--- Start of Listed entries ---
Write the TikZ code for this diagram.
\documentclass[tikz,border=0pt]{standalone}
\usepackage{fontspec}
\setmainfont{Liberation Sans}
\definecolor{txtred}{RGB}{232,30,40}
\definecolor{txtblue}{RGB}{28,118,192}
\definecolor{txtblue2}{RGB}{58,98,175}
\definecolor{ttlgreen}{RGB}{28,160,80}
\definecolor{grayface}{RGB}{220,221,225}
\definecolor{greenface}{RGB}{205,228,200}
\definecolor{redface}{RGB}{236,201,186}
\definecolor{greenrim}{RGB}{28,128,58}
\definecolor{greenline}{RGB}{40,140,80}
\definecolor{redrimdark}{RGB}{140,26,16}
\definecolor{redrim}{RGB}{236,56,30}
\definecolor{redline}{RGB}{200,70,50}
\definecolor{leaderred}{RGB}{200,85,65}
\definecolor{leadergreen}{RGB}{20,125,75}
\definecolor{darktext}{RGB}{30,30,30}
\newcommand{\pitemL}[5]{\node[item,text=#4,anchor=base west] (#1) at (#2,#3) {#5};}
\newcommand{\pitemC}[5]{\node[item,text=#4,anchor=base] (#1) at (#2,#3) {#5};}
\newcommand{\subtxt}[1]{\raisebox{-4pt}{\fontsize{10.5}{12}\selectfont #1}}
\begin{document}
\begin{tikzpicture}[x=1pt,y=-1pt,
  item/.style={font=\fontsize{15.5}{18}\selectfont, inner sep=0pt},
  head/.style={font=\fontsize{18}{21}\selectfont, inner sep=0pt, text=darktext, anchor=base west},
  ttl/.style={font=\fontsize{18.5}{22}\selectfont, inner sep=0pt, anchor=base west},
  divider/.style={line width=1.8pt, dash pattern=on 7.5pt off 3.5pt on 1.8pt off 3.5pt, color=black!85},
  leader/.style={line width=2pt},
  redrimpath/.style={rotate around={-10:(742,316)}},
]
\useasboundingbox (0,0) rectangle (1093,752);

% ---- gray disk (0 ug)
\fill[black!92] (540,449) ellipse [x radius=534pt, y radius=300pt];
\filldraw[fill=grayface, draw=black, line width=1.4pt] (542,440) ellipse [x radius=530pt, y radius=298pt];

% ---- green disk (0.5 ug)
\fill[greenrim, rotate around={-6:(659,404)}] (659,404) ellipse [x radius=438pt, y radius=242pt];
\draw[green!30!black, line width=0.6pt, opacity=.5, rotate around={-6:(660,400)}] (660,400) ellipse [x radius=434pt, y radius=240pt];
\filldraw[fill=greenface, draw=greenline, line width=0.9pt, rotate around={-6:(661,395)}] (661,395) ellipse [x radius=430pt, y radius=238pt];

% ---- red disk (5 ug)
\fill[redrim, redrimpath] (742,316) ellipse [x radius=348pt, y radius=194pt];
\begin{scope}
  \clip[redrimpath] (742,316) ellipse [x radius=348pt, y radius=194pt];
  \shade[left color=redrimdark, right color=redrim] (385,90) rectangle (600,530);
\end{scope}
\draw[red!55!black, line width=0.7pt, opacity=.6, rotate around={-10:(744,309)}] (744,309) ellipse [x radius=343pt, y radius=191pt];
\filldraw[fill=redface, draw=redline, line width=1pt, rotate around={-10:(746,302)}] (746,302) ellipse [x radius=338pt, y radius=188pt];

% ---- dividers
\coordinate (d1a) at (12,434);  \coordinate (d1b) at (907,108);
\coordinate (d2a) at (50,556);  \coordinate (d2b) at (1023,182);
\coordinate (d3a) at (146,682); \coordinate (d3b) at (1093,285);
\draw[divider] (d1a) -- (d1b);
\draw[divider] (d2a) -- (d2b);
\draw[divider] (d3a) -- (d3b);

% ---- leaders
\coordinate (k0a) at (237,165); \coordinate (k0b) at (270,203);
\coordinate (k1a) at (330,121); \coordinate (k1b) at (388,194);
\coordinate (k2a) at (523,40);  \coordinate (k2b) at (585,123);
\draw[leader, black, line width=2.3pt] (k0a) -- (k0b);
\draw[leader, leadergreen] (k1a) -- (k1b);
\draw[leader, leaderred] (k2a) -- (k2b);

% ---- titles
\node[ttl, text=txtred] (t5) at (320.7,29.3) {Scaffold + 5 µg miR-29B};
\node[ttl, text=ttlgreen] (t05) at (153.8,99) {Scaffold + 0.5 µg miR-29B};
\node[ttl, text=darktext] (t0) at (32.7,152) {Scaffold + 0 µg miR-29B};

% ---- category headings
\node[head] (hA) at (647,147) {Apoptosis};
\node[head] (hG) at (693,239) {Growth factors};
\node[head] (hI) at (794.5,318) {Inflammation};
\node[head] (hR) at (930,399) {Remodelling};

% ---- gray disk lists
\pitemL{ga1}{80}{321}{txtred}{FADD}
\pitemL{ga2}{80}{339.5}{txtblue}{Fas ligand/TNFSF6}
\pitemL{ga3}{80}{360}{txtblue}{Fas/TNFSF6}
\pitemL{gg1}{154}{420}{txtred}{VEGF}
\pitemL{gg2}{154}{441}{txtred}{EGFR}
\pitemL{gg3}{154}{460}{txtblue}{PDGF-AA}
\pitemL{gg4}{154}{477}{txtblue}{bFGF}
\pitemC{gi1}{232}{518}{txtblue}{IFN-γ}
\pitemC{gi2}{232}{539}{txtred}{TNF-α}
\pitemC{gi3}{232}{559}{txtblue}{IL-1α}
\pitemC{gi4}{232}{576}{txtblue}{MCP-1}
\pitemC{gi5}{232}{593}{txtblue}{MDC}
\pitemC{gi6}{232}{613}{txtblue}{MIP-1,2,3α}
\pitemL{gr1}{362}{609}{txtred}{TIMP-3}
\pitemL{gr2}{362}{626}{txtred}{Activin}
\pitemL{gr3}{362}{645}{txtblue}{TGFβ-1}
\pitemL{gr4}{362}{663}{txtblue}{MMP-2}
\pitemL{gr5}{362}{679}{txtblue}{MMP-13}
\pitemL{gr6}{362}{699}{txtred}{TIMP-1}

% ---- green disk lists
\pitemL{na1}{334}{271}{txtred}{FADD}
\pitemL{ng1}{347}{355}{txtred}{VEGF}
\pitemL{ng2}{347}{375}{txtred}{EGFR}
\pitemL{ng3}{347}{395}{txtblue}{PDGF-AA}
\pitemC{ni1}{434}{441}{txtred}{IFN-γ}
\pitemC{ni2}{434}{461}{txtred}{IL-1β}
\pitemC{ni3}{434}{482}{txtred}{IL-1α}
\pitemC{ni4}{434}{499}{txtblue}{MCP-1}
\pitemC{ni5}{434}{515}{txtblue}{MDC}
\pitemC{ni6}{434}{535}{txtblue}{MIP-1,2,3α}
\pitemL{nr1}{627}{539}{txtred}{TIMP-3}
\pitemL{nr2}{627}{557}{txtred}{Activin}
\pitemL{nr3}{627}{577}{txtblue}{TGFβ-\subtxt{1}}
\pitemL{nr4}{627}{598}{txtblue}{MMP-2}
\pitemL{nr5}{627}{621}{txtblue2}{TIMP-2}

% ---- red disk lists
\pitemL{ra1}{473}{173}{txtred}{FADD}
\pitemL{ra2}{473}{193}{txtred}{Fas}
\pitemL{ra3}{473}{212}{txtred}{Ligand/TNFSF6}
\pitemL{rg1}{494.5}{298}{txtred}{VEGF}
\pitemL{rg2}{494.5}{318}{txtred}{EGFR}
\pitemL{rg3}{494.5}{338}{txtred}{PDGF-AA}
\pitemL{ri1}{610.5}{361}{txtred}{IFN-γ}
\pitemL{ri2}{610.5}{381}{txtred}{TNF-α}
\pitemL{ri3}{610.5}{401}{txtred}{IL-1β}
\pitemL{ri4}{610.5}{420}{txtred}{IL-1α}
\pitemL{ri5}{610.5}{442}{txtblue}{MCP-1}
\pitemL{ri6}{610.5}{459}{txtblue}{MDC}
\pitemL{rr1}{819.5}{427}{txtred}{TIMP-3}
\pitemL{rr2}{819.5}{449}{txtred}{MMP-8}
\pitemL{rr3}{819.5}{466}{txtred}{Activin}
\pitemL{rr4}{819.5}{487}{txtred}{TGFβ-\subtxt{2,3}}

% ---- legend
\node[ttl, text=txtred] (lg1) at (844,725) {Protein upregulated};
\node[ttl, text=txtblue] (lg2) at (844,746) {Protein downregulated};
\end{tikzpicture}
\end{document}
--- End of Listed entries ---
--- Start of Listed entries ---
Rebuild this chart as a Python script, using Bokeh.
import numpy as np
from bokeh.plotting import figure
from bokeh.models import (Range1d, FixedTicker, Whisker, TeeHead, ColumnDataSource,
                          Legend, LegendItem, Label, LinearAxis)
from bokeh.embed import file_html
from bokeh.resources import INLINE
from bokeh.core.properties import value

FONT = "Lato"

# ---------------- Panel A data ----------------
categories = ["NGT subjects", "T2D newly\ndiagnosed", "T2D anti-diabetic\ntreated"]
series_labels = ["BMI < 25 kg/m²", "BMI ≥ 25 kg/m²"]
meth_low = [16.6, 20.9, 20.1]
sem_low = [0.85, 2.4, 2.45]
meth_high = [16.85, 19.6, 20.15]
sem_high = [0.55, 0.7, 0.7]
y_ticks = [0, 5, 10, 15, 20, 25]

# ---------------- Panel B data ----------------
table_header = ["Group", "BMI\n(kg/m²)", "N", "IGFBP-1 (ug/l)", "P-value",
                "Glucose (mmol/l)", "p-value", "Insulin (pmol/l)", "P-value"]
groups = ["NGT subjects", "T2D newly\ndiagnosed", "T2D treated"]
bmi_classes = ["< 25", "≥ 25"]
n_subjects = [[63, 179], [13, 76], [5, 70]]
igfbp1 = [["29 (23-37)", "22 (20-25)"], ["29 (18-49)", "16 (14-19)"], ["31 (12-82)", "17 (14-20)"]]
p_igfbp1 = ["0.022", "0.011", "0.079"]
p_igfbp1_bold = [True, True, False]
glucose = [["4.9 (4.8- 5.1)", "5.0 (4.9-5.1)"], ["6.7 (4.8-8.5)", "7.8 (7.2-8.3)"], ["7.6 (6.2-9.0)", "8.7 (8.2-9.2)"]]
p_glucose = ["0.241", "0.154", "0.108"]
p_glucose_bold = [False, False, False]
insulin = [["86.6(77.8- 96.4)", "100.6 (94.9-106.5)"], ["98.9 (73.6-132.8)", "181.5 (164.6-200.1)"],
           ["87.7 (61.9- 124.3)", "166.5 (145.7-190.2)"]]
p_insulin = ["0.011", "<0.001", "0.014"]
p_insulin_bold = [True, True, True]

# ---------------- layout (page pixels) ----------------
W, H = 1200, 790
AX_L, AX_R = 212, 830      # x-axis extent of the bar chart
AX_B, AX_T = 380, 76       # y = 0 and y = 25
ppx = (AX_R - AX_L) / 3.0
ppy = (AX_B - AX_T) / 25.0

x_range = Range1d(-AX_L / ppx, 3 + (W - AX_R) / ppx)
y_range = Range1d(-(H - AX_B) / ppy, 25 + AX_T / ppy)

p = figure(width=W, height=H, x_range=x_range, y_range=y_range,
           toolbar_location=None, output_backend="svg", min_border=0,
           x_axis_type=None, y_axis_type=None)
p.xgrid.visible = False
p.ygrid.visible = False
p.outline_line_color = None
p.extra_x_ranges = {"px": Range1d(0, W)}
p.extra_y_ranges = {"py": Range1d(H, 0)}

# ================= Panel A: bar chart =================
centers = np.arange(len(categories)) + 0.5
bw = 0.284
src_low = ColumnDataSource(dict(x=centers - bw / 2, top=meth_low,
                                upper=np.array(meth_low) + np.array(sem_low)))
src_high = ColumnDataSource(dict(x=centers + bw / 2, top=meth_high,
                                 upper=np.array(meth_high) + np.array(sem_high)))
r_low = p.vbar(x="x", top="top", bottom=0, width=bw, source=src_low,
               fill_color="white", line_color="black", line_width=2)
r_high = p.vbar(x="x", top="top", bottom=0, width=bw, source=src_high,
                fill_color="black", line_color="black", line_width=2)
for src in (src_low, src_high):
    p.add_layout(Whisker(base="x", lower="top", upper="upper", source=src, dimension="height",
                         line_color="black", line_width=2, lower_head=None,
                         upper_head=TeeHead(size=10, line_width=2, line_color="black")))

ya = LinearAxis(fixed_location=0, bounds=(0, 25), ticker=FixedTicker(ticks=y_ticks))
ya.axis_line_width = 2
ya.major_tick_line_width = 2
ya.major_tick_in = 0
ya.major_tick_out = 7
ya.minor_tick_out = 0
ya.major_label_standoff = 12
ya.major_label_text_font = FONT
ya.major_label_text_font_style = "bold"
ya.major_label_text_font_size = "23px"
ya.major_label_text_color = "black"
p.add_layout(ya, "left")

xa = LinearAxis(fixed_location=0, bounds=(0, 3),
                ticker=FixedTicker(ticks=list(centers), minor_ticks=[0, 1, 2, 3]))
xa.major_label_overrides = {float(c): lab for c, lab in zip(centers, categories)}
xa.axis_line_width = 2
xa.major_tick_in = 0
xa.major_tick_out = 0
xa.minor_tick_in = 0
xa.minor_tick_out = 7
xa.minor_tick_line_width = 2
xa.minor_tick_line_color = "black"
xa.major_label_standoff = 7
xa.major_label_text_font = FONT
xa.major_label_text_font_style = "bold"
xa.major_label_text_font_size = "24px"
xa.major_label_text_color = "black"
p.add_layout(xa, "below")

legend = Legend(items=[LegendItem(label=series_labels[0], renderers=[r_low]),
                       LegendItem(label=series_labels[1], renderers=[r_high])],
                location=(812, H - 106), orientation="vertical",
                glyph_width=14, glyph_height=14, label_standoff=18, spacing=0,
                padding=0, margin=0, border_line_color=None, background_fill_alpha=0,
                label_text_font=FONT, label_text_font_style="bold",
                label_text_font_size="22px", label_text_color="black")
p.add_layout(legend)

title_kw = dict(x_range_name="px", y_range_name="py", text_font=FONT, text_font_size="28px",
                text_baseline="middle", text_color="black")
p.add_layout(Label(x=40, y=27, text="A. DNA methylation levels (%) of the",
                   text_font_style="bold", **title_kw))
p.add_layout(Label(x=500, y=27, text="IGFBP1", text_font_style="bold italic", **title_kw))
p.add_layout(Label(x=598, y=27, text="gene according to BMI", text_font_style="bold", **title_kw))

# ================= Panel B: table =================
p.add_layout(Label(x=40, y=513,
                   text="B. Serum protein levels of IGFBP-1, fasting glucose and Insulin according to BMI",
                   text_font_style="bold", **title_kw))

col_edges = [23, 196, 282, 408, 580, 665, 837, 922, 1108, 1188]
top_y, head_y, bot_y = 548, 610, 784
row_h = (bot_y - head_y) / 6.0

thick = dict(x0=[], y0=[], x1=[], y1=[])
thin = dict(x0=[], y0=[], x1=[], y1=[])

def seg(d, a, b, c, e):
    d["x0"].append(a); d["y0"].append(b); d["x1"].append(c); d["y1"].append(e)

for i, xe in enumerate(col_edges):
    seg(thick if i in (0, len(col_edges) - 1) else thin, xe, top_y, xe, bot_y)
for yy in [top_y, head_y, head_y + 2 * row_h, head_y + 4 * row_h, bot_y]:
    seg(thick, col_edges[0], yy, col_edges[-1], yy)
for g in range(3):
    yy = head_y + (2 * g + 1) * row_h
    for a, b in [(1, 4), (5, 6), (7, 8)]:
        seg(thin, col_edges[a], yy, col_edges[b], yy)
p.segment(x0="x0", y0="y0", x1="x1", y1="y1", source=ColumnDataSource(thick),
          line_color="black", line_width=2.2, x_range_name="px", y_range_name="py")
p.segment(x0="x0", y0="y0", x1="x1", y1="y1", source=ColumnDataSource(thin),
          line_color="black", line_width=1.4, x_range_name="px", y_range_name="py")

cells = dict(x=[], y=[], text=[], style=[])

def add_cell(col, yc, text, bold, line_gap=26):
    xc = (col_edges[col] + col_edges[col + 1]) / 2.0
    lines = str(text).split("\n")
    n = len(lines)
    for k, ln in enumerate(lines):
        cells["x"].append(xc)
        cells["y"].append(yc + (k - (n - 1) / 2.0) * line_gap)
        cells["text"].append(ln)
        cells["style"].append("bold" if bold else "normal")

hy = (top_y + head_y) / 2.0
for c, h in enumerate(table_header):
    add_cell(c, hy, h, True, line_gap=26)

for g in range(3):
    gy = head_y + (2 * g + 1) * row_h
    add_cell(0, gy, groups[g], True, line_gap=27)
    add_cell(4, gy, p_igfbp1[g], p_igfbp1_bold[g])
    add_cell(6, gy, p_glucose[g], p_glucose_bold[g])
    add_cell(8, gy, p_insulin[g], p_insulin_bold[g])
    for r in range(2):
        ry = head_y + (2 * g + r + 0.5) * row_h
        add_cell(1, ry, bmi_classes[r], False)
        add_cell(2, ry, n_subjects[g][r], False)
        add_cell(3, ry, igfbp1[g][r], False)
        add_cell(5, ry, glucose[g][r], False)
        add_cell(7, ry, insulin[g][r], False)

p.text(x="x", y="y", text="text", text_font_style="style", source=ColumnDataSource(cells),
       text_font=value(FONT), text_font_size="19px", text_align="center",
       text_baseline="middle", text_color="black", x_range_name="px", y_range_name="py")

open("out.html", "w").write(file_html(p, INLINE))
--- End of Listed entries ---
### Work to complete
Figure out how many lines of the data above include "this", then give the number and nothing more.

### Correct result
2